The Netherlands offers unique travel experiences, immersing visitors in a world that is only now becoming popular to the everyday tourist. While Amsterdam is well-known to the world as the place to let your hair down, little do many know that there is so much more to see around the country. From stunning architecture to sprawling tulip fields, and even Dutch cheese, here are seven reasons to visit The Netherlands.
Live it up in Amsterdam
Amsterdam is the city famed for its canals and bicycle-friendly laneways, but it’s the museums and outdoor art that wows the tourists. Head for Amsterdam-Centrum, laced with all sorts of unique museums: from Anne Frank to Van Gogh; from Rembrandts to bags and purses; all the way down to sex work and gore-laden dungeons. They’ve even got an art museum dedicated to felines, as well as plenty of street art to find as you wander or cycle through the streets. While you’re out and about, head to the Vondelpark for a mental recharge as you lounge on the grass with the locals. And if you feel like experiencing the naughty side of Amsterdam, there’s always the infamous Red Light District with its scantily clad ladies in windows.
Experience the vivid colours of tulips
Tulips are the national flower of The Netherlands and the season to see them is spring, of course. Spring in The Netherlands goes off between March and May, and it’s not just tulips that bloom. The season starts with the flowering of crocuses, followed by daffodils and hyacinths. And then, from mid-April to the end of spring, the tulips revitalise the sprawling fields with vivid colours. Show off your stunning holiday to family and friends with a spectacular picture among the flowers. The most popular fields near Amsterdam can be located in the province of Flevoland. They can also be found in The Hague in the south and Alkmaar in the north. And if you want to get the best of tulip season, pay a visit to the Keukenhof, where 7 million flowers bloom in spring each year.
See the wondrous architecture
Dutch architecture has influenced the world over three eras of change, holding its own unique style over the centuries. The first wave began in the 17th century during the peak of the Dutch empire, which led to change in the 20th century through a modernised style. Today, architecture in The Netherlands is going through its next wave. A new taste on modernism. Take a bike ride through the country towns and see the historical influence keeping strong, primarily the thatch-roofed houses of Giethoorn. Get a taste of post-modernism of the 20th century in Rotterdam, being sure to see the Cubic houses of Rotterdam (featured). And to get a taste of the ultra-modern architecture of The Netherlands, Amsterdam is by the far the best place.
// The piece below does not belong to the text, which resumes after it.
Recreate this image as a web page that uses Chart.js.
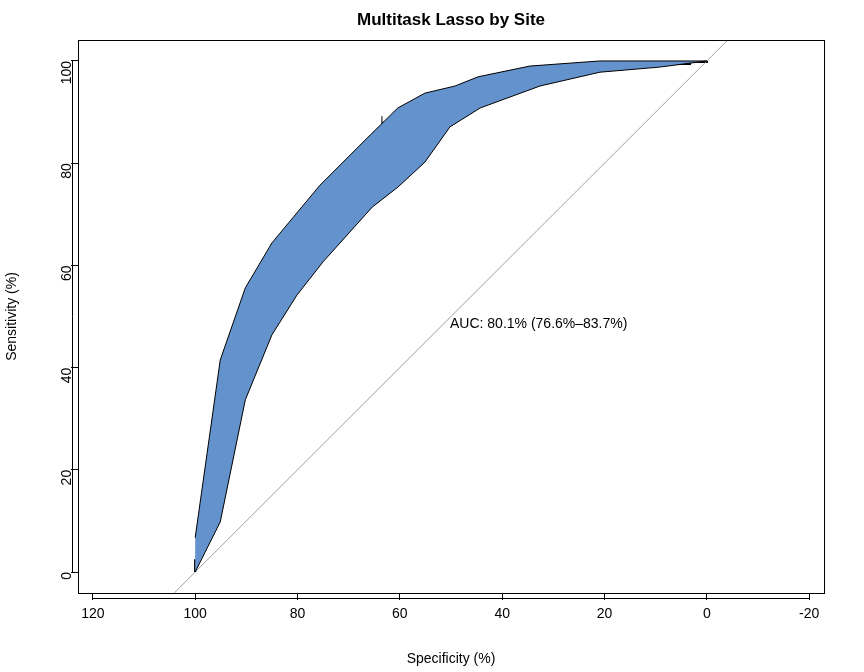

Uncover the history of The Netherlands
The Netherlands dates back to Roman times, and has accumulated a rich history over the decades and centuries. There’s so much to uncover! While the museums in Amsterdam are a great way to learn about the history, we find a better way is to trundle through the sprawling landscape and find the towns that share more than just specialised insights on standing placards. Visit the oldest city in The Netherlands called Nijmegen, which celebrated its bimillennial in 2005. While your there, visit the Kronenburgerpark and see the historical beauty that still stands today. This could be a good time to say that if you really want to learn Dutch culture, it’s best to ask. The Dutch people are a robust bunch, who are very direct in the way they speak and act. Just viewing their wondrous architecture will show you that.
Salivate over the local cuisine
Come for the culture, stay for the food. Dutch pleases all sorts of tastebuds with all sorts of eclectic feeds. A prominent worldwide hit is Dutch cheese, in the form of gouda, edam, leyden and maasdam. In fact, cheese is one of The Netherlands’ top exports. You can find all sorts of delicatessens that serve up these tasty treats. For those with a serious sweet tooth, try their famous stroopwafel; it’s a mix between a cookie and a waffle, with sweet syrup squeezed inside. Another popular snack is the kroket, which is a deep fried roll stuffed with meat ragout. You can have a kroket on its own or in a sandwich with mustard on the side. And true blue Aussies will love the hagelslag, a sandwich filled with chocolate sprinkles. And while us Aussies usually eat them during a party or BBQ, the Dutch prefer to feast on them for breakfast or lunch.